A Wild Ride
Collector has tamed her unpredictable Mustangs piece by piece
Photo by Joe Gemignani
Priscilla Whitney talks about her two restored cars with great affection and humor, as if they were a pair of difficult but lovable children who’ve been taught to dress properly and behave. She adopted the first one, a 1966 Mustang, after spotting it four years ago in the parking lot of a restaurant in Arden. (Whitney moved to Hendersonville a decade back when she retired from her job with the Connecticut Department of Agriculture.)
“Just sitting there, it looked like it was in pretty good shape, so I went in and asked about it; it was owned by one of the restaurant’s servers,” she recalls. A deal was struck, and it was hers.
“Then I found out pretty much everything in it was shot.”
For starters, the steering was so stiff that it took Whitney and a friend both gripping the wheel to turn it enough to get the car out of its space. “After that, on the way home, it was OK if I didn’t have to make any big turns,” she says with a laugh.
But that experience did nothing to dampen her spirit — in fact, Whitney, a sprightly, trim woman with a cap of silver hair, added another Mustang to her two-car garage: she’s had to exile her everyday car, a Toyota SUV, to a carport she attached to her house. Joining the 1966 model, today painted a serene shade called “Phoenician Yellow,” is a lustrous, deep-burgundy 1968, discovered at a car show at Lake Lure last fall. Although the ‘68 was in much better shape than its older sibling, both have had extensive engine work and now sport 302-horsepower V-8s.
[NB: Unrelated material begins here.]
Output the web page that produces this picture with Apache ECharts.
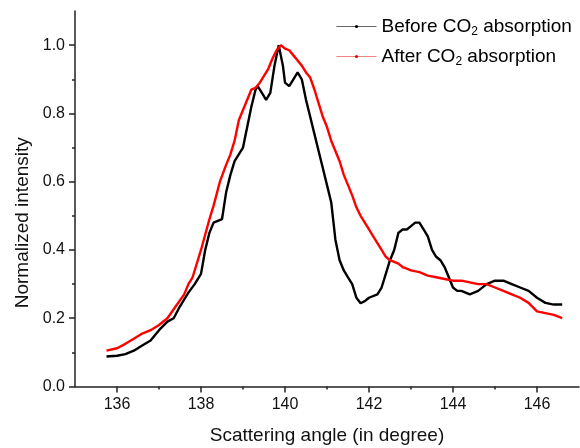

Happily for Whitney after her initial experience getting it home, the ‘66 now has power steering, available only as an option when Ford produced the car. “You try and recapture the original spirit of the car, and then add your personal touches,” she comments.
The iconic Mustang, with its signature elongated oval of a grill and the galloping equine medallion at its center, was the original “pony car” — the name Detroit gave to a new, lithe body style with a long hood and a truncated rear deck marketed as a sports car for the middle class. It was later joined by similar models in GM’s Camaro and Cougar, and in Chrysler’s Plymouth Barracuda.
The Mustang, which entered showrooms starting in late 1964, is the third oldest Ford nameplate in continuous production, after the company’s F-series pickup trucks and the Ford Falcon, on which the Mustang was originally based. It was the most successful new launch in Ford’s history since the Model A.
Mustang enthusiasts like to debate the origin of the name, which may have been suggested by Ford’s head stylist of the time, who was an admirer of the P-51 Mustang fighter he flew in World War II. Or it may have come from a Ford market researcher and quarter-horse breeder whose favorite book bore the title The Mustangs. The prototype was a two-seater, but Ford executives remembered the poor reception given its first two-seater Thunderbird back in 1955, and redesigned the prototype with a full bench seat in back.
Whitney’s Mustangs, separated by only two model years, are nearly identical in body style. The younger 1968 is perhaps a bit more sleek, with more subtle body trim and with longer tail lights that extend below the trunk line. It’s also a convertible, while the 1966 version has a black vinyl hard top.
“I always wanted a convertible,” says Whitney, “and when I went to the show in Lake Lure I kept whining at everybody that there weren’t any, until somebody pointed out this one way off in the middle of a field.” It had fewer quirks than the ‘66, notwithstanding a mysterious short circuit that blew fuses whenever she tried to activate the mechanism that lowered the convertible top. (The problem was solved with a circuit breaker, a junction block and ground wire.)
The ‘66 was the greater challenge, taking two years to bring back to life. “Just about everything had to be replaced,” says Whitney. The interior was completely redone in the spirit of the original black pony style, including the signature Mustang embossed on the vinyl seats. “And for the longest time the horn would either blow continuously or wouldn’t work at all,” reveals Whitney. “All you had to do was turn the wheel a certain way, and the horn would go off.” The local restorer Whitney works with traced the problem to some tricky wiring where the steering column joins the underside of the dashboard.
But she’s done some of the more routine engine work herself, a legacy of her time spent on a 41-foot, twin-engine boat she and her late husband once owned. “He was a very tall man, and just couldn’t fit in the little engine compartment, so I got the job,” she says, showing off a shiny black mechanic’s tool cabinet she recently purchased, filled with the ephemera of the trade.
Connecting with her fellow members of the Hendersonville Antique Car Club, the hobby provides her with a social outlet. However, “I’m not really interested in winning trophies at shows or anything like that,” says Whitney, lovingly patting the ‘68’s fender. “It’s just the thrill of it.”